In $({\color{blue}{=}})$ I used the Markov Property of $X$ and in the last equality that of $Y$.
Edit:
Can the last sum be reduced/written in the form $$P(Z_{n}=z_{n}\vert Z_{n-1}=z_{n-1}){\color{red}\cdot(\text{some other terms})}$$ so that it would be clear that the Markov Property would not hold in general with the given assumptions?
Given that you are not looking for a specific counter-example, but perhaps for a fundamental reason on why it fails, here are my few cents on the problem.
Intuition. If you know the value of the macroscopic variable $X(t)+Y(t)$ at the present time $t$, you cannot tell how it will evolve next without zooming into the microscopic state $\left(X(t),Y(t)\right)$. This is fundamentally what breaks the Markovianity down. Imagine that you have a collection of $N$ distinct binary Markov processes (or chains) $X_i(t)\in\left\{0,1\right\}$ for $i=1,2,\ldots,N$. In this slightly simpler framework, your question could be cast as: is the fraction of processes at state $1$ a Markov process? I.e., is the macroscopic state-variable $Z(t)\overset{\Delta}= \frac{1}{N}\sum_{i=1}^N X_i(t)$ Markov? No, because if you know that $30\%$ of the processes are at state '1', you cannot tell what is the rate of transitioning to, e.g., $0.3+1/N$ without having to look at the identity of the processes at state '1', i.e., without looking at the microscopic state-variable $\left(X_1(t),X_2(t),\ldots,X_N(t)\right)$. Unless, of course, in some degenerated framework where the $X_i's$ have the same dynamics (or distribution) and they are all independent.

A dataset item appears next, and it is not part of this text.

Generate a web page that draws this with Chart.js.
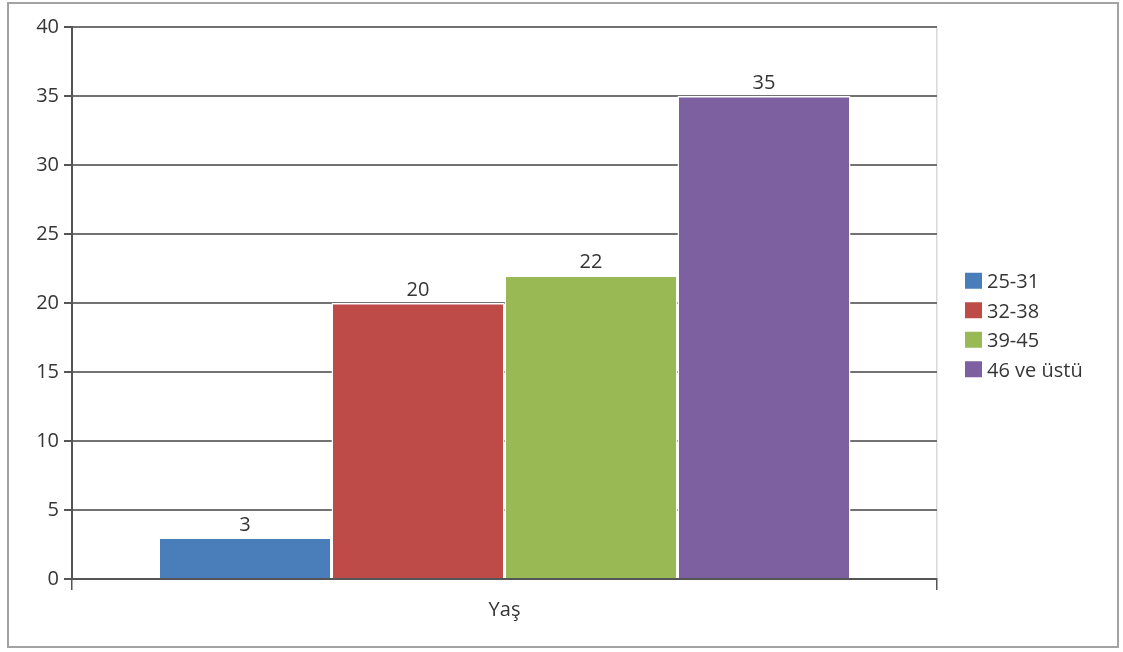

Mathematically. Let $f(x,y,z)\overset{\Delta}=\mathbb{P}\left(X(t)+Y(t)=z\left|X(t)=x,Y(t)=y\right.\right)$. In the framework where the distribution of $X$ and $Y$ are distinct, then $f(x,y,z)\neq f(y,x,z)$, i.e., $f$ is not symmetric in the first two variables (or exchangeable in the higher-dimensional framework counterpart). On one hand, we have
$$\mathbb{P}\left(X(t+1)+Y(t+1)=n\left|X(t)+Y(t)=m\right.\right)=\sum_{w\in \mathcal{E}}\mathbb{P}\left(X(t+1)+Y(t+1)=n\left|X(t)=m-w,Y(t)=w\right.\right)\mathbb{P}\left(Y(t)=w\right)=\sum_{w\in \mathcal{E}} f(m-w,w,n)\mathbb{P}\left(Y(t)=w\right)$$,
and on the other hand, we have
$$\mathbb{P}\left(X(t+1)+Y(t+1)=n\left|X(t)+Y(t)=m\right.\right)=\sum_{w\in \mathcal{E}}\mathbb{P}\left(X(t+1)+Y(t+1)=n\left|X(t)=w,Y(t)=m-w\right.\right)\mathbb{P}\left(X(t)=w\right)=\sum_{w\in \mathcal{E}} f(w,m-w,n)\mathbb{P}\left(X(t)=w\right)$$.
Only by accident (or in some degenerated frameworks) these two coincide and from here you can build a family of counter-examples.
In summary, $X+Y$ is not Markov because the function $g(n,m)=\mathbb{P}\left(X(t+1)+Y(t+1)=n\left|X(t)+Y(t)=m\right.\right)$ is not well-defined in the first place, in general.